Requirement →
Print the entries verbatim, leaving out the images they contain.

_ _ _ _ _ _ _

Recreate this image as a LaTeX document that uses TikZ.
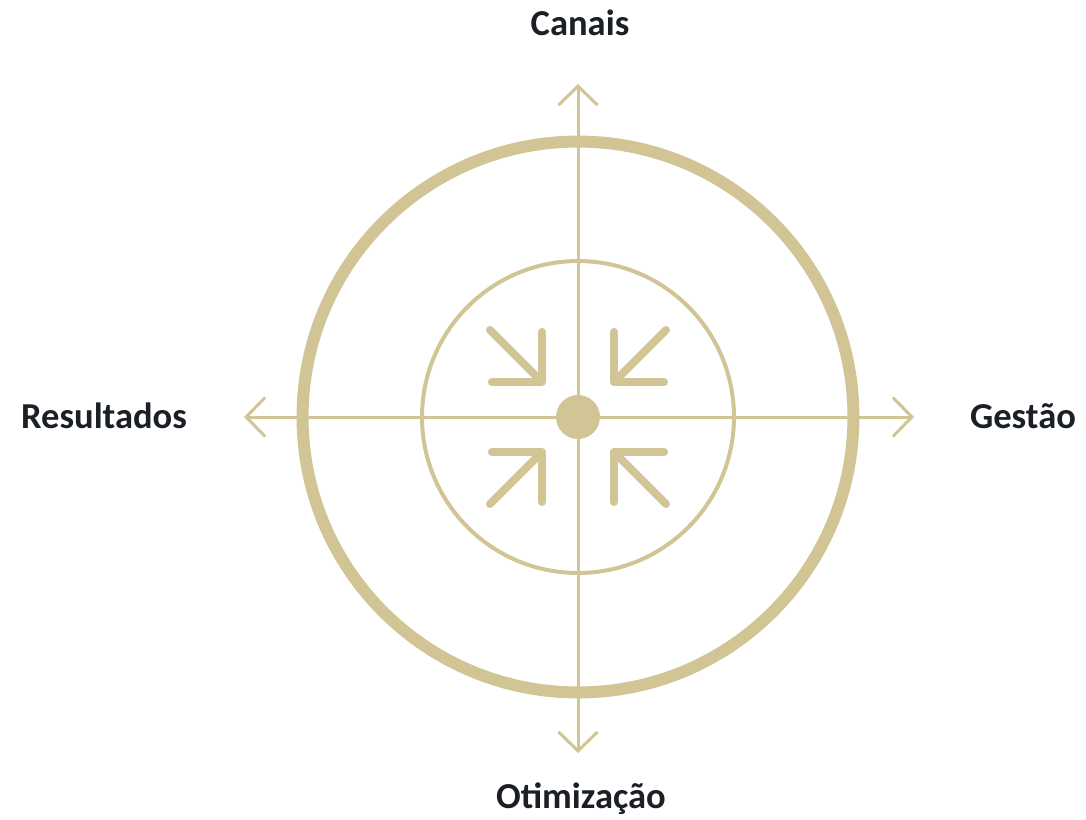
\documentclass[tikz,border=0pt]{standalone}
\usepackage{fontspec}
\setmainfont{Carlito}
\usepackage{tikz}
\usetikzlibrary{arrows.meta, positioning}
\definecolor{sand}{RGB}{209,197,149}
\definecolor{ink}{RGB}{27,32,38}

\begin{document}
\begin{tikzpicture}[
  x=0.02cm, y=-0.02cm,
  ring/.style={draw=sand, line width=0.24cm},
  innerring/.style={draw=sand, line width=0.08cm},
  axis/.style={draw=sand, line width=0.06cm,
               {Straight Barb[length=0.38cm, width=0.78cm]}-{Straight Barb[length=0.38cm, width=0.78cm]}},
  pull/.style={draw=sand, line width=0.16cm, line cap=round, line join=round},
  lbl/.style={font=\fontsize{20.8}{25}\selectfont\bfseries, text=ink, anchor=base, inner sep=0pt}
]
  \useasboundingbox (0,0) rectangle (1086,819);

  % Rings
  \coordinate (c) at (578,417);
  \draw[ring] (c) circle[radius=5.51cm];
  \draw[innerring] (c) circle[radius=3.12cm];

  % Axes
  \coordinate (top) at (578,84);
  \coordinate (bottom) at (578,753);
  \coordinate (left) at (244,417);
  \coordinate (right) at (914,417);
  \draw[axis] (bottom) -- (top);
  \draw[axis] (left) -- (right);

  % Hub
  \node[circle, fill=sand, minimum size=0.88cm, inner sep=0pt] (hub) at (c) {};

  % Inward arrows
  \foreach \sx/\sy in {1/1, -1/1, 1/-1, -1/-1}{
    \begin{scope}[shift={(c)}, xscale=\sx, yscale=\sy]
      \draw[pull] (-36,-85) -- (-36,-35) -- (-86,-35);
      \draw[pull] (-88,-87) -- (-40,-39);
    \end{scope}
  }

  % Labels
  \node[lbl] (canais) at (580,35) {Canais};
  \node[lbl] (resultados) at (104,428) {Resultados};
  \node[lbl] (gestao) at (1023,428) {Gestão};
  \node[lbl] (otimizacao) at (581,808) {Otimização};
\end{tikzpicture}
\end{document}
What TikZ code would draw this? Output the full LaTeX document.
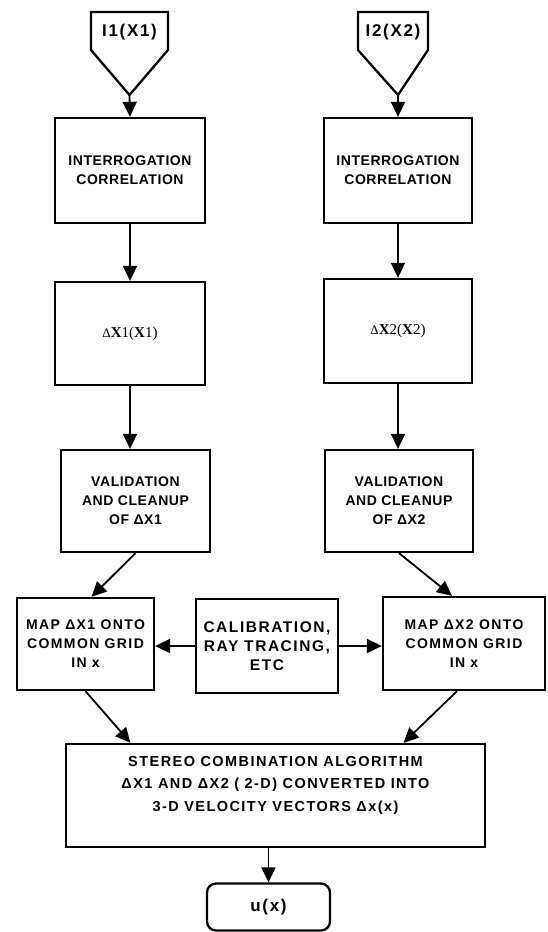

_ _ _ _ _ _ _

Task result →
Recreate this image as a LaTeX document that uses TikZ.
\documentclass[tikz,border=0pt]{standalone}
\usepackage{fontspec}
\setmainfont{Carlito}
\usepackage{tikz}
\usetikzlibrary{arrows.meta, positioning}
\definecolor{sand}{RGB}{209,197,149}
\definecolor{ink}{RGB}{27,32,38}

\begin{document}
\begin{tikzpicture}[
  x=0.02cm, y=-0.02cm,
  ring/.style={draw=sand, line width=0.24cm},
  innerring/.style={draw=sand, line width=0.08cm},
  axis/.style={draw=sand, line width=0.06cm,
               {Straight Barb[length=0.38cm, width=0.78cm]}-{Straight Barb[length=0.38cm, width=0.78cm]}},
  pull/.style={draw=sand, line width=0.16cm, line cap=round, line join=round},
  lbl/.style={font=\fontsize{20.8}{25}\selectfont\bfseries, text=ink, anchor=base, inner sep=0pt}
]
  \useasboundingbox (0,0) rectangle (1086,819);

  % Rings
  \coordinate (c) at (578,417);
  \draw[ring] (c) circle[radius=5.51cm];
  \draw[innerring] (c) circle[radius=3.12cm];

  % Axes
  \coordinate (top) at (578,84);
  \coordinate (bottom) at (578,753);
  \coordinate (left) at (244,417);
  \coordinate (right) at (914,417);
  \draw[axis] (bottom) -- (top);
  \draw[axis] (left) -- (right);

  % Hub
  \node[circle, fill=sand, minimum size=0.88cm, inner sep=0pt] (hub) at (c) {};

  % Inward arrows
  \foreach \sx/\sy in {1/1, -1/1, 1/-1, -1/-1}{
    \begin{scope}[shift={(c)}, xscale=\sx, yscale=\sy]
      \draw[pull] (-36,-85) -- (-36,-35) -- (-86,-35);
      \draw[pull] (-88,-87) -- (-40,-39);
    \end{scope}
  }

  % Labels
  \node[lbl] (canais) at (580,35) {Canais};
  \node[lbl] (resultados) at (104,428) {Resultados};
  \node[lbl] (gestao) at (1023,428) {Gestão};
  \node[lbl] (otimizacao) at (581,808) {Otimização};
\end{tikzpicture}
\end{document}
What TikZ code would draw this? Output the full LaTeX document.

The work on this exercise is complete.